When the lawsuits were first filed in the early 1990’S Tennessee seriously lagged national trends in providing funding and support for community services.  It was an institution-driven system and the dollars and policy making were dominated by state officials who had those interests at heart. There were still almost 2000 Tennessee citizens living in the four state institutions as of 1991, and it has taken now over two decades for that number to move to less than 100 and perhaps even zero within the next eight months.  Tennessee’s delays in closing the state institutions have cost taxpayers millions of dollars and unnecessarily kept people far too long in these settings.

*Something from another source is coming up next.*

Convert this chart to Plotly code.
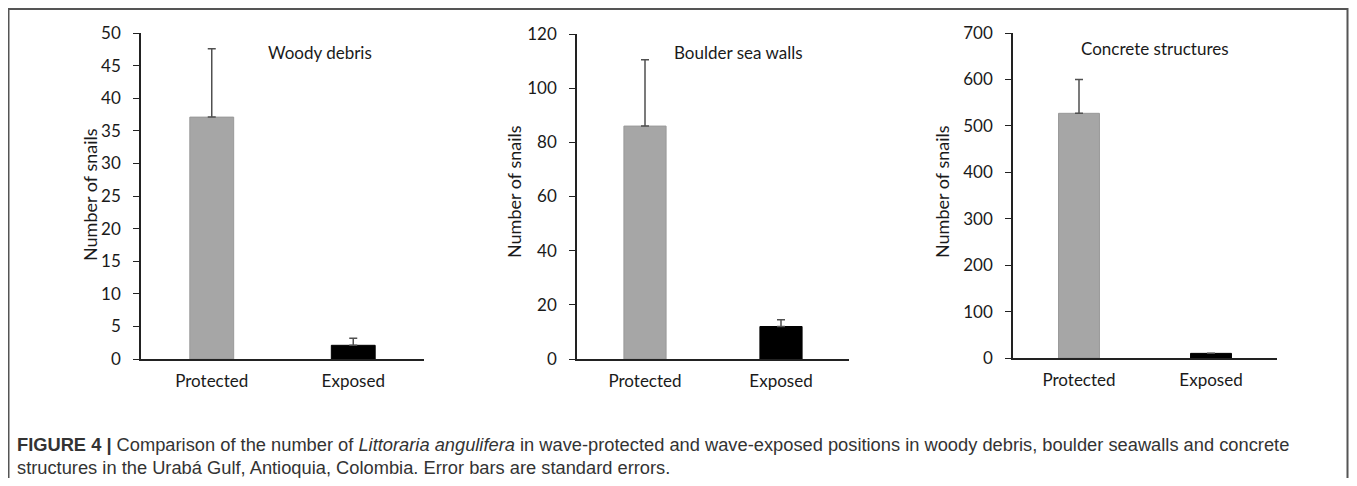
import plotly.graph_objects as go

# page offset from default body margin
OFF = 8
W, H = 1357 - 2 * OFF, 486 - 2 * OFF

categories = ["Protected", "Exposed"]
panel_titles = ["Woody debris", "Boulder sea walls", "Concrete structures"]
woody_means = [37.1, 2.1]
woody_se = [10.5, 1.1]
boulder_means = [86.0, 12.0]
boulder_se = [24.5, 2.5]
concrete_means = [527.0, 10.0]
concrete_se = [73.0, 0.0]
y_max = [50, 120, 700]
y_dtick = [5, 20, 100]
y_title = "Number of snails"
bar_colors = ["#a6a6a6", "#000000"]
caption_line1 = ("<b>FIGURE 4 |</b> Comparison of the number of <i>Littoraria angulifera</i> in "
                 "wave-protected and wave-exposed positions in woody debris, boulder seawalls and concrete")
caption_line2 = "structures in the Urabá Gulf, Antioquia, Colombia. Error bars are standard errors."

means = [woody_means, boulder_means, concrete_means]
ses = [woody_se, boulder_se, concrete_se]

# pixel layout of each panel on the page: (x_left, x_right, y_top, y_bottom)
panels_px = [(141, 424, 33, 359), (577, 849, 34, 359), (1013, 1277, 33, 358)]
title_px = [(320, 53), (738, 53), (1155, 49)]
ytitle_px = [(90, 195), (514, 192), (942, 192)]

def px_x(x):
    return (x - OFF) / W

def px_y(y):
    return 1 - (y - OFF) / H

fig = go.Figure()
chart_font = "Lato, Open Sans, sans-serif"

for i in range(3):
    xa = "x" if i == 0 else f"x{i+1}"
    ya = "y" if i == 0 else f"y{i+1}"
    fig.add_trace(go.Bar(
        x=categories, y=means[i], xaxis=xa, yaxis=ya,
        marker=dict(color=bar_colors, line=dict(color=["#999999", "#000000"], width=1)),
        width=0.31,
        error_y=dict(type="data", symmetric=False, array=ses[i], arrayminus=[0, 0],
                     color="#505050", thickness=1.5, width=4),
        showlegend=False, hoverinfo="skip",
    ))
    x0, x1, y0, y1 = panels_px[i]
    xkey = "xaxis" if i == 0 else f"xaxis{i+1}"
    ykey = "yaxis" if i == 0 else f"yaxis{i+1}"
    fig.layout[xkey] = dict(
        domain=[px_x(x0), px_x(x1)], anchor=ya, range=[-0.5, 1.5],
        showline=True, linecolor="#222222", linewidth=1.5, ticks="",
        showgrid=False, zeroline=False, automargin=False,
        tickfont=dict(family=chart_font, size=17, color="#1a1a1a"),
        ticklabelstandoff=6,
    )
    fig.layout[ykey] = dict(
        domain=[px_y(y1), px_y(y0)], anchor=xa, range=[0, y_max[i]],
        dtick=y_dtick[i], tick0=0, automargin=False,
        showline=True, linecolor="#222222", linewidth=1.5,
        ticks="outside", ticklen=6, tickcolor="#222222", tickwidth=1.2,
        showgrid=False, zeroline=False,
        tickfont=dict(family=chart_font, size=17, color="#1a1a1a"),
        ticklabelstandoff=9,
    )
    tx, ty = title_px[i]
    fig.add_annotation(x=px_x(tx), y=px_y(ty), xref="paper", yref="paper",
                       text=panel_titles[i], showarrow=False,
                       font=dict(family=chart_font, size=17, color="#1a1a1a"),
                       xanchor="center", yanchor="middle")
    ax_, ay_ = ytitle_px[i]
    fig.add_annotation(x=px_x(ax_), y=px_y(ay_), xref="paper", yref="paper",
                       text=y_title, showarrow=False, textangle=-90,
                       font=dict(family=chart_font, size=18, color="#1a1a1a"),
                       xanchor="center", yanchor="middle")

# caption
cap_font = dict(family="Liberation Sans, Arial, sans-serif", size=18.3, color="#333333")
fig.add_annotation(x=px_x(15), y=px_y(444), xref="paper", yref="paper",
                   text=caption_line1, showarrow=False, xanchor="left", yanchor="middle",
                   font=cap_font)
fig.add_annotation(x=px_x(15), y=px_y(467), xref="paper", yref="paper",
                   text=caption_line2, showarrow=False, xanchor="left", yanchor="middle",
                   font=cap_font)

# outer frame (right edge kept inside the drawable area)
fig.add_shape(type="rect", xref="paper", yref="paper",
              x0=px_x(8.5), x1=px_x(1347.5), y0=px_y(495), y1=px_y(9),
              line=dict(color="#555555", width=2), fillcolor="rgba(0,0,0,0)", layer="above")

fig.update_layout(
    width=W, height=H, margin=dict(l=0, r=0, t=0, b=0, autoexpand=False),
    paper_bgcolor="white", plot_bgcolor="white",
    bargap=0.4,
)

fig.write_html("out.html")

Tennessee will soon join fourteen other states which no longer operate large public facilities.  However, Tennessee has decided to continue operating small ICF homes and a number have been built across the state as a part of the overall phasedown of the state institutions.  This was in part a decision reached by the state as part of an agreement with families and guardians who favor state-run facilities over privately operated community homes.  However, once the exit plan for the lawsuits has been fulfilled and the Clover Bottom litigation officially ended, one would hope that the State would initiate plans to transition the state-run homes to private providers.  There is considerable evidence that this is a better long range option for persons (from both an economic and quality point of view) who live in these homes.

Join me in congratulating the current DIDD leadership, Commissioner Debbie Payne and her team, in leading efforts to close this chapter in Tennessee’s history.  Keep watching for the next headline—THEN THERE WAS ONE will finally read THEN THERE WAS NONE!